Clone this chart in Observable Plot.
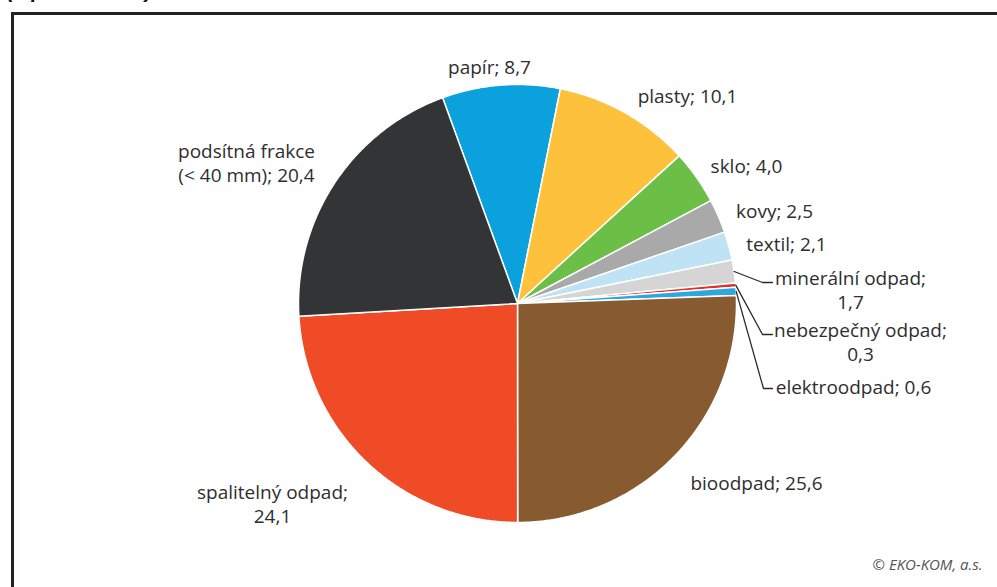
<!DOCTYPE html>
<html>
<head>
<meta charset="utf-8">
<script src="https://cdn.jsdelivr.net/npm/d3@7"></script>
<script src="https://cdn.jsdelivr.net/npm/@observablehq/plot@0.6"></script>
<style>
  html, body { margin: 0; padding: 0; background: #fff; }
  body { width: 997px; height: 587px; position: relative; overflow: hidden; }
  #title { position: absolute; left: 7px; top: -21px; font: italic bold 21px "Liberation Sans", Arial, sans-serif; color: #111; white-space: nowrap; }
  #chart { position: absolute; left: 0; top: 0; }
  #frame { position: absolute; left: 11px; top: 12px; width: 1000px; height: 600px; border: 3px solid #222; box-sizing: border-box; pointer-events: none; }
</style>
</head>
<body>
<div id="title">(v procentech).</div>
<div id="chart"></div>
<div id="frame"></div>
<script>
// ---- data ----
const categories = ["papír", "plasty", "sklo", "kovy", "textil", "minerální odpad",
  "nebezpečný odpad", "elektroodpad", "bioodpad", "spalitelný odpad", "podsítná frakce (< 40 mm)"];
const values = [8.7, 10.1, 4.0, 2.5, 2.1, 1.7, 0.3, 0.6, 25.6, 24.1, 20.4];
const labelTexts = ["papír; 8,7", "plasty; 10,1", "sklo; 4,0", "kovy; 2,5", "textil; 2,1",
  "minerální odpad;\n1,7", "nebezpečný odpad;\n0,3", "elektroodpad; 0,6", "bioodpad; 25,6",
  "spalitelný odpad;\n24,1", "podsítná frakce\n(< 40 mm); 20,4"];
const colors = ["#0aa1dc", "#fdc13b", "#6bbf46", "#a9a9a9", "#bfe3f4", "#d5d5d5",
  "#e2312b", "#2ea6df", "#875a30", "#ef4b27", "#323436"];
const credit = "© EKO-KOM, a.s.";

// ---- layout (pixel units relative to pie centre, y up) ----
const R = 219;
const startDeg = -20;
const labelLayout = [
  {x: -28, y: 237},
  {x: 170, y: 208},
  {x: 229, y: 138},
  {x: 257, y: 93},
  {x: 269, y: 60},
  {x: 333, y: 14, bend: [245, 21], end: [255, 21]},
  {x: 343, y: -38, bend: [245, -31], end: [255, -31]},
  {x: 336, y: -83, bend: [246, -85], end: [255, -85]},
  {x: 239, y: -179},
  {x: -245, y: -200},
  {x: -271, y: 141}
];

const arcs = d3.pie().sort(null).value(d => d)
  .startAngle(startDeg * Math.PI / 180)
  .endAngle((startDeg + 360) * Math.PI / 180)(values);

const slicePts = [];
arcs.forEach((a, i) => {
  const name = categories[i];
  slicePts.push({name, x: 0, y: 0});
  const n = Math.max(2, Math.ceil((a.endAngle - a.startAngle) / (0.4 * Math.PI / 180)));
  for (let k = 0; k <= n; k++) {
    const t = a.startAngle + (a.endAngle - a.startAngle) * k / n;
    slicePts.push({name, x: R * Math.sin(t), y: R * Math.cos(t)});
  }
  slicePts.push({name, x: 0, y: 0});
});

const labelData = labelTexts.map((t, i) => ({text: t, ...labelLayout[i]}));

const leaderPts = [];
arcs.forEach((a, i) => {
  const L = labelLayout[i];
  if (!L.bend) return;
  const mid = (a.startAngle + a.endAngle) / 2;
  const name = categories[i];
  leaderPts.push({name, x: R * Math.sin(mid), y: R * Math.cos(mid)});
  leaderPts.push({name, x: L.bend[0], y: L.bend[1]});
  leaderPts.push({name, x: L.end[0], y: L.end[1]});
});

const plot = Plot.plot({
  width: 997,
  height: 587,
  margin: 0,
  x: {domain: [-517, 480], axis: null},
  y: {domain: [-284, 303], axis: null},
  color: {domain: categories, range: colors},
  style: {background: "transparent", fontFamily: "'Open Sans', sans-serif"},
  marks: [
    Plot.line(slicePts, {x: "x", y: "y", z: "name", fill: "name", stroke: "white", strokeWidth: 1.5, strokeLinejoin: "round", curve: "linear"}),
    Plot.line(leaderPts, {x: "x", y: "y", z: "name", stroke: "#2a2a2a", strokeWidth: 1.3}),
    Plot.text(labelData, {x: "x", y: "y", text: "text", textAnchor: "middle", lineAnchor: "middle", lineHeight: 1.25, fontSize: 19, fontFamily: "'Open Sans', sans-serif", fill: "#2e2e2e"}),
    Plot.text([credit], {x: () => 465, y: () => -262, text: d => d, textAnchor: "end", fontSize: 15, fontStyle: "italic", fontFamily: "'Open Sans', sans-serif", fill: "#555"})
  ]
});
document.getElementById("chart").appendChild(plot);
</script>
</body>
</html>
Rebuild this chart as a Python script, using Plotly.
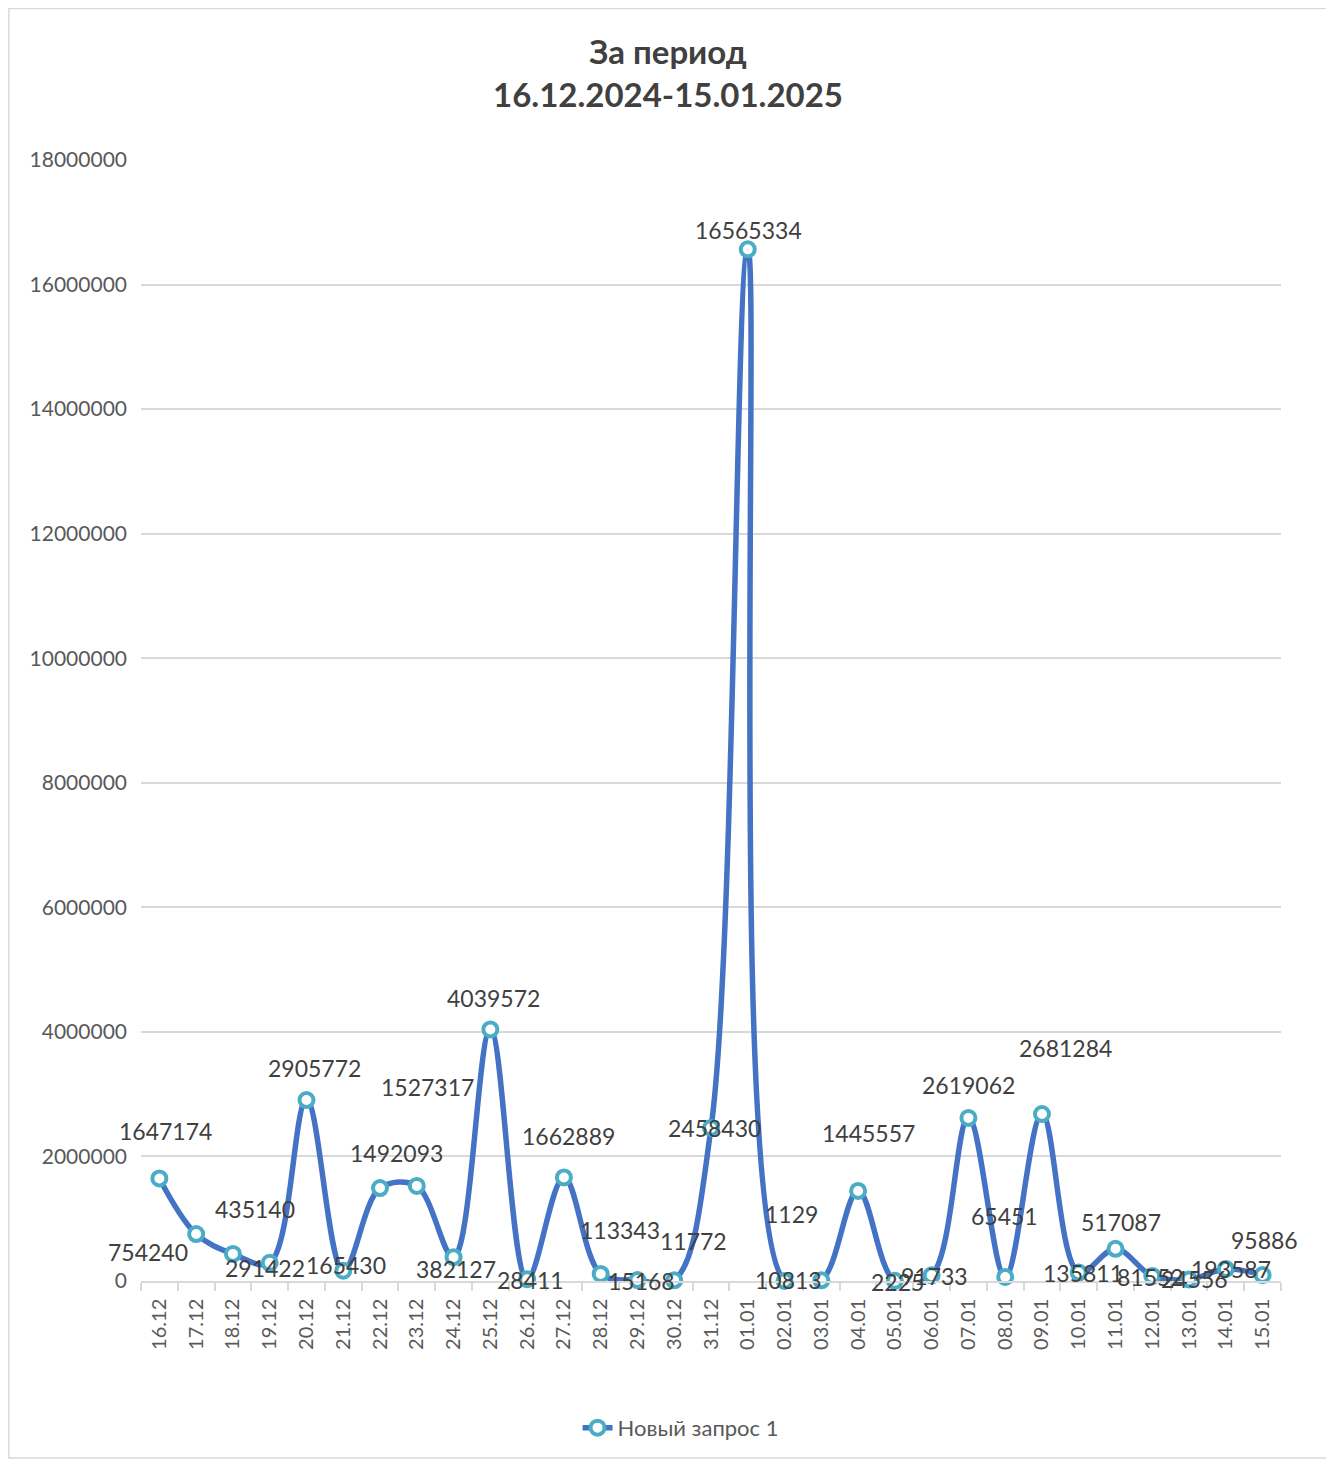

-------

Transcribe each entry precisely as given, leaving the pictures out.

Clone this chart in Observable Plot.
<!DOCTYPE html>
<html>
<head>
<meta charset="utf-8">
<script src="https://cdn.jsdelivr.net/npm/d3@7"></script>
<script src="https://cdn.jsdelivr.net/npm/@observablehq/plot@0.6"></script>
<style>
  html, body { margin: 0; padding: 0; background: #fff; }
  body { width: 997px; height: 587px; position: relative; overflow: hidden; }
  #title { position: absolute; left: 7px; top: -21px; font: italic bold 21px "Liberation Sans", Arial, sans-serif; color: #111; white-space: nowrap; }
  #chart { position: absolute; left: 0; top: 0; }
  #frame { position: absolute; left: 11px; top: 12px; width: 1000px; height: 600px; border: 3px solid #222; box-sizing: border-box; pointer-events: none; }
</style>
</head>
<body>
<div id="title">(v procentech).</div>
<div id="chart"></div>
<div id="frame"></div>
<script>
// ---- data ----
const categories = ["papír", "plasty", "sklo", "kovy", "textil", "minerální odpad",
  "nebezpečný odpad", "elektroodpad", "bioodpad", "spalitelný odpad", "podsítná frakce (< 40 mm)"];
const values = [8.7, 10.1, 4.0, 2.5, 2.1, 1.7, 0.3, 0.6, 25.6, 24.1, 20.4];
const labelTexts = ["papír; 8,7", "plasty; 10,1", "sklo; 4,0", "kovy; 2,5", "textil; 2,1",
  "minerální odpad;\n1,7", "nebezpečný odpad;\n0,3", "elektroodpad; 0,6", "bioodpad; 25,6",
  "spalitelný odpad;\n24,1", "podsítná frakce\n(< 40 mm); 20,4"];
const colors = ["#0aa1dc", "#fdc13b", "#6bbf46", "#a9a9a9", "#bfe3f4", "#d5d5d5",
  "#e2312b", "#2ea6df", "#875a30", "#ef4b27", "#323436"];
const credit = "© EKO-KOM, a.s.";

// ---- layout (pixel units relative to pie centre, y up) ----
const R = 219;
const startDeg = -20;
const labelLayout = [
  {x: -28, y: 237},
  {x: 170, y: 208},
  {x: 229, y: 138},
  {x: 257, y: 93},
  {x: 269, y: 60},
  {x: 333, y: 14, bend: [245, 21], end: [255, 21]},
  {x: 343, y: -38, bend: [245, -31], end: [255, -31]},
  {x: 336, y: -83, bend: [246, -85], end: [255, -85]},
  {x: 239, y: -179},
  {x: -245, y: -200},
  {x: -271, y: 141}
];

const arcs = d3.pie().sort(null).value(d => d)
  .startAngle(startDeg * Math.PI / 180)
  .endAngle((startDeg + 360) * Math.PI / 180)(values);

const slicePts = [];
arcs.forEach((a, i) => {
  const name = categories[i];
  slicePts.push({name, x: 0, y: 0});
  const n = Math.max(2, Math.ceil((a.endAngle - a.startAngle) / (0.4 * Math.PI / 180)));
  for (let k = 0; k <= n; k++) {
    const t = a.startAngle + (a.endAngle - a.startAngle) * k / n;
    slicePts.push({name, x: R * Math.sin(t), y: R * Math.cos(t)});
  }
  slicePts.push({name, x: 0, y: 0});
});

const labelData = labelTexts.map((t, i) => ({text: t, ...labelLayout[i]}));

const leaderPts = [];
arcs.forEach((a, i) => {
  const L = labelLayout[i];
  if (!L.bend) return;
  const mid = (a.startAngle + a.endAngle) / 2;
  const name = categories[i];
  leaderPts.push({name, x: R * Math.sin(mid), y: R * Math.cos(mid)});
  leaderPts.push({name, x: L.bend[0], y: L.bend[1]});
  leaderPts.push({name, x: L.end[0], y: L.end[1]});
});

const plot = Plot.plot({
  width: 997,
  height: 587,
  margin: 0,
  x: {domain: [-517, 480], axis: null},
  y: {domain: [-284, 303], axis: null},
  color: {domain: categories, range: colors},
  style: {background: "transparent", fontFamily: "'Open Sans', sans-serif"},
  marks: [
    Plot.line(slicePts, {x: "x", y: "y", z: "name", fill: "name", stroke: "white", strokeWidth: 1.5, strokeLinejoin: "round", curve: "linear"}),
    Plot.line(leaderPts, {x: "x", y: "y", z: "name", stroke: "#2a2a2a", strokeWidth: 1.3}),
    Plot.text(labelData, {x: "x", y: "y", text: "text", textAnchor: "middle", lineAnchor: "middle", lineHeight: 1.25, fontSize: 19, fontFamily: "'Open Sans', sans-serif", fill: "#2e2e2e"}),
    Plot.text([credit], {x: () => 465, y: () => -262, text: d => d, textAnchor: "end", fontSize: 15, fontStyle: "italic", fontFamily: "'Open Sans', sans-serif", fill: "#555"})
  ]
});
document.getElementById("chart").appendChild(plot);
</script>
</body>
</html>
Rebuild this chart as a Python script, using Plotly.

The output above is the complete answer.